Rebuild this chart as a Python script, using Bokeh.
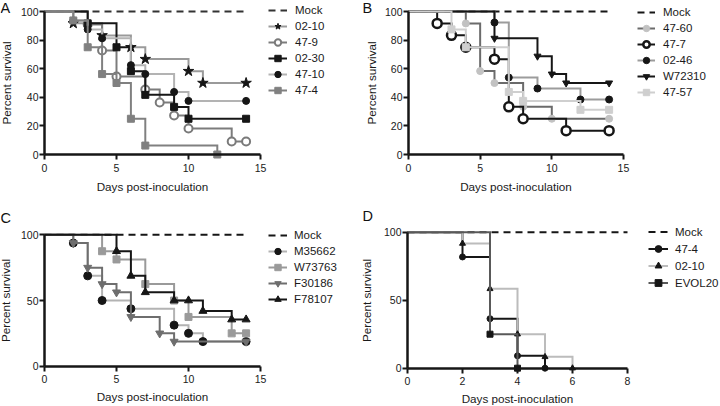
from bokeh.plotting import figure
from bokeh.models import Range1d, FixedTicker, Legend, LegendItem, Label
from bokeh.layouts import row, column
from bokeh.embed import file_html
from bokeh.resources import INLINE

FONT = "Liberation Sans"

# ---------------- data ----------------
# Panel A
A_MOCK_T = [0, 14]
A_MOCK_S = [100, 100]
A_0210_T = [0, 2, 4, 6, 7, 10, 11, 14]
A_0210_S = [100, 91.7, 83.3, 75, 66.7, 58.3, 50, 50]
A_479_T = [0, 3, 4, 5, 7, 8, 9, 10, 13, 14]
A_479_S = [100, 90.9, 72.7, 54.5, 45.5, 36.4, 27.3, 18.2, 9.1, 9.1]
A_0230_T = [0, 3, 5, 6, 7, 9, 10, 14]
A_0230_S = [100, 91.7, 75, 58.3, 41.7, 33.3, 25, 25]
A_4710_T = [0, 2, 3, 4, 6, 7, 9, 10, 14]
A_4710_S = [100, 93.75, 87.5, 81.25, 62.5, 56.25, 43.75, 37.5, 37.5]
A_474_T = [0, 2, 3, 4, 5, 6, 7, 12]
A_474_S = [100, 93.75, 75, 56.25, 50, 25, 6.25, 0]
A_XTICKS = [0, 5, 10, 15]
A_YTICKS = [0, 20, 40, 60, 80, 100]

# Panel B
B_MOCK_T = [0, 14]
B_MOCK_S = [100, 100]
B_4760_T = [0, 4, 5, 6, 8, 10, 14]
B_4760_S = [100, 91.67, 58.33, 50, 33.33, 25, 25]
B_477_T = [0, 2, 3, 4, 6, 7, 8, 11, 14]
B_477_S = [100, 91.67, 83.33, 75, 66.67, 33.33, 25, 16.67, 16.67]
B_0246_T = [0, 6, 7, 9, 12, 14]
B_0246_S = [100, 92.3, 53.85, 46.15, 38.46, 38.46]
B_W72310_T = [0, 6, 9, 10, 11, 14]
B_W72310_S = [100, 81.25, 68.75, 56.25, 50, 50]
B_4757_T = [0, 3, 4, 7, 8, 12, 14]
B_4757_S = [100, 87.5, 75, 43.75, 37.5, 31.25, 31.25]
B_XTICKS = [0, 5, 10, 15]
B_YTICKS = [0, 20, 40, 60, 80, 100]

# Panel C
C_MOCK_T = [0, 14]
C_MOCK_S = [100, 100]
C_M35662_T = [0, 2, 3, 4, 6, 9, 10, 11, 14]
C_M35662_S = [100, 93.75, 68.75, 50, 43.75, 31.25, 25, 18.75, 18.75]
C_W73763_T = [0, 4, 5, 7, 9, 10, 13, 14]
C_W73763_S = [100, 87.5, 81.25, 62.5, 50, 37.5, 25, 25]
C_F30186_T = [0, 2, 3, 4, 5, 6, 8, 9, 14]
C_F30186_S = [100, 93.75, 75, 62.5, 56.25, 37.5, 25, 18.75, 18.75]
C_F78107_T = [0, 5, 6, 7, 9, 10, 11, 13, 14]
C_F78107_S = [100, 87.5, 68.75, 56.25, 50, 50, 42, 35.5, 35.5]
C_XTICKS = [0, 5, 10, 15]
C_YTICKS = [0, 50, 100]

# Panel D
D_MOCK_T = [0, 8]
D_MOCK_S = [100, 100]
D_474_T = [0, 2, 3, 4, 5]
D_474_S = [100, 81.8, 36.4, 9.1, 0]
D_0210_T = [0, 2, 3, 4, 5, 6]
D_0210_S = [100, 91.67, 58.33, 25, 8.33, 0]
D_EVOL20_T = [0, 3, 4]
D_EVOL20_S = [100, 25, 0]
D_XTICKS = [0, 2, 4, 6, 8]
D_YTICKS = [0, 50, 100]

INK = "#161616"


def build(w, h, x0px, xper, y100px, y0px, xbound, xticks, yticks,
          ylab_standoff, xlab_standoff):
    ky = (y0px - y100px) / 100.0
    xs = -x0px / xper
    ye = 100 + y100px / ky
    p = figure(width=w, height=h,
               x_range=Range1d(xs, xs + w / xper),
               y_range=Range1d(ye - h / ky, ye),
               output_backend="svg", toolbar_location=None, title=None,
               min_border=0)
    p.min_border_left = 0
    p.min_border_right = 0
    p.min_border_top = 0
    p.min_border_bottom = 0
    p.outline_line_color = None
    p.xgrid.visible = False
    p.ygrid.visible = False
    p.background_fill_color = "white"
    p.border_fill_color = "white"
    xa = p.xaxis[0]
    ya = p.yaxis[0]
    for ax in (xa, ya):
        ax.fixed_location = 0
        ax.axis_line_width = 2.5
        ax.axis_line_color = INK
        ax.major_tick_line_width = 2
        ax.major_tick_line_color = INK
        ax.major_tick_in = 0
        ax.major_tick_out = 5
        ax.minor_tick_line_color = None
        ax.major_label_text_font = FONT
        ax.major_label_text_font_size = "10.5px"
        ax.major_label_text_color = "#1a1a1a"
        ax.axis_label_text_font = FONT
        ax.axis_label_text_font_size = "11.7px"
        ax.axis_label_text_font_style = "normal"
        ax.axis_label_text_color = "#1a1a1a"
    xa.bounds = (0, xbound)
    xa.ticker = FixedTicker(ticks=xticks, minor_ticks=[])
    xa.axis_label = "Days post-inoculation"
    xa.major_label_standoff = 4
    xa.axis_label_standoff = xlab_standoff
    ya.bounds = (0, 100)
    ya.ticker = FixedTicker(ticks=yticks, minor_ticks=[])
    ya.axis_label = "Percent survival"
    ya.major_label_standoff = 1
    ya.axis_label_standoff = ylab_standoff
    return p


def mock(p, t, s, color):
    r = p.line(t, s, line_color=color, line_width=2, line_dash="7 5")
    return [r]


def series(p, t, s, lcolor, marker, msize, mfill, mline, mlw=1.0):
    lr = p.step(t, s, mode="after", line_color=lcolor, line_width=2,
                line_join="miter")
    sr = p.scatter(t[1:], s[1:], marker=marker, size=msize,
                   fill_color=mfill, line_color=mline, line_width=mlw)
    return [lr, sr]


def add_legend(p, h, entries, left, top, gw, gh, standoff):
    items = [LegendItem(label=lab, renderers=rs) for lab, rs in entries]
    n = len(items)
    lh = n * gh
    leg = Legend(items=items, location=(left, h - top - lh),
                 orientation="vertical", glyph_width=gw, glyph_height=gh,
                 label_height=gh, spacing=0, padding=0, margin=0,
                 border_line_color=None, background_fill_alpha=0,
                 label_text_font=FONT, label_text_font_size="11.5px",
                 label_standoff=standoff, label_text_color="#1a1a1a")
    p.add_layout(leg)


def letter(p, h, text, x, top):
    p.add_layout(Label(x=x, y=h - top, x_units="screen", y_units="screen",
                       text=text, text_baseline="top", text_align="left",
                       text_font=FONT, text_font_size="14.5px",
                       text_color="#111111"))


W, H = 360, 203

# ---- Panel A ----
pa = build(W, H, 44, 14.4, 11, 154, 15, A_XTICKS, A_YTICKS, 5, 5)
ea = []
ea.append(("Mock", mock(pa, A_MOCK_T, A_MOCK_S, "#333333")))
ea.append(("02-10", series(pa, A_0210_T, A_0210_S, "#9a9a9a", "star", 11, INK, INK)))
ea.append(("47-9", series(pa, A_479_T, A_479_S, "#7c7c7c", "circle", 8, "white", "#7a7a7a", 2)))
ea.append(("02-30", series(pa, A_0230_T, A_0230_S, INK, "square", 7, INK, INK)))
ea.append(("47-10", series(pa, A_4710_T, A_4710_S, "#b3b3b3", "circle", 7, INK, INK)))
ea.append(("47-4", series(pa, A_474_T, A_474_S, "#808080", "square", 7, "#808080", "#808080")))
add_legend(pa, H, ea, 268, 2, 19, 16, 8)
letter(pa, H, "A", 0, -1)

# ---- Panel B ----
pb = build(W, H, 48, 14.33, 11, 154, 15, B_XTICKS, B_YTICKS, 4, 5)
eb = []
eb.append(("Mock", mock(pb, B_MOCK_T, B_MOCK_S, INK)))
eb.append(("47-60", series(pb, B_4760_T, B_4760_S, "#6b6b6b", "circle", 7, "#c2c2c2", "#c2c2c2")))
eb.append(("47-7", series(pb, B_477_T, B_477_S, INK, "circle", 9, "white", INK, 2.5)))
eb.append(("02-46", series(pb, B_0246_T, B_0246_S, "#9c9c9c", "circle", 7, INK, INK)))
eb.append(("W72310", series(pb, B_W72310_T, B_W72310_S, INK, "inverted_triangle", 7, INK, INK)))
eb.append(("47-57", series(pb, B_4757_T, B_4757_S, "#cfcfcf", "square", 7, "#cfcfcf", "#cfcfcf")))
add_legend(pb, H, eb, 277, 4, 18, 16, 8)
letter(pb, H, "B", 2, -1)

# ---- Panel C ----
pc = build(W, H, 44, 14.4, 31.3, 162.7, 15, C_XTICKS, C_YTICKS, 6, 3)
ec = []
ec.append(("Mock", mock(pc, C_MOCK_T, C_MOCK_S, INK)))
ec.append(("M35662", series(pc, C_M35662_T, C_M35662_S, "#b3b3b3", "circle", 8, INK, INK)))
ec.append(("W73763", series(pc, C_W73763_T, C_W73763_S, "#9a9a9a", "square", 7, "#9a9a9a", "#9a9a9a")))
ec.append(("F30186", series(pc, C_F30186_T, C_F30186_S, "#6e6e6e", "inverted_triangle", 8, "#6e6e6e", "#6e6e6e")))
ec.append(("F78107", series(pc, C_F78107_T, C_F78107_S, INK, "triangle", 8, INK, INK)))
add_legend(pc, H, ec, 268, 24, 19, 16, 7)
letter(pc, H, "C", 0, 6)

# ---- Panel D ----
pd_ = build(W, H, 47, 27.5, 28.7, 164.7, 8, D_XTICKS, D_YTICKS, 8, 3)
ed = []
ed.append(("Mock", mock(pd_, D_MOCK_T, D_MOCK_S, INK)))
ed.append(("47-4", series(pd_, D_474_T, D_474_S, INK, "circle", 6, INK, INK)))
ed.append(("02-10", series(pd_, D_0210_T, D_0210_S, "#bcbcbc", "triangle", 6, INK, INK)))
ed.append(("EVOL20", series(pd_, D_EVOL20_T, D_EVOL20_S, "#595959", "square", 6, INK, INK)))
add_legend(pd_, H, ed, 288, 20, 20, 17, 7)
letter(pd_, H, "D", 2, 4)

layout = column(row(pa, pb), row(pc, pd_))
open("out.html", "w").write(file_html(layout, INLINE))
+++
**Brief:**
Starting at the top of the listing above, reproduce each line up to and including the one with "A_YTICKS = [0, 20, 40, 60, 80, 100]"; omit the pictures.

**Solution to the problem:**
Rebuild this chart as a Python script, using Bokeh.
from bokeh.plotting import figure
from bokeh.models import Range1d, FixedTicker, Legend, LegendItem, Label
from bokeh.layouts import row, column
from bokeh.embed import file_html
from bokeh.resources import INLINE

FONT = "Liberation Sans"

# ---------------- data ----------------
# Panel A
A_MOCK_T = [0, 14]
A_MOCK_S = [100, 100]
A_0210_T = [0, 2, 4, 6, 7, 10, 11, 14]
A_0210_S = [100, 91.7, 83.3, 75, 66.7, 58.3, 50, 50]
A_479_T = [0, 3, 4, 5, 7, 8, 9, 10, 13, 14]
A_479_S = [100, 90.9, 72.7, 54.5, 45.5, 36.4, 27.3, 18.2, 9.1, 9.1]
A_0230_T = [0, 3, 5, 6, 7, 9, 10, 14]
A_0230_S = [100, 91.7, 75, 58.3, 41.7, 33.3, 25, 25]
A_4710_T = [0, 2, 3, 4, 6, 7, 9, 10, 14]
A_4710_S = [100, 93.75, 87.5, 81.25, 62.5, 56.25, 43.75, 37.5, 37.5]
A_474_T = [0, 2, 3, 4, 5, 6, 7, 12]
A_474_S = [100, 93.75, 75, 56.25, 50, 25, 6.25, 0]
A_XTICKS = [0, 5, 10, 15]
A_YTICKS = [0, 20, 40, 60, 80, 100]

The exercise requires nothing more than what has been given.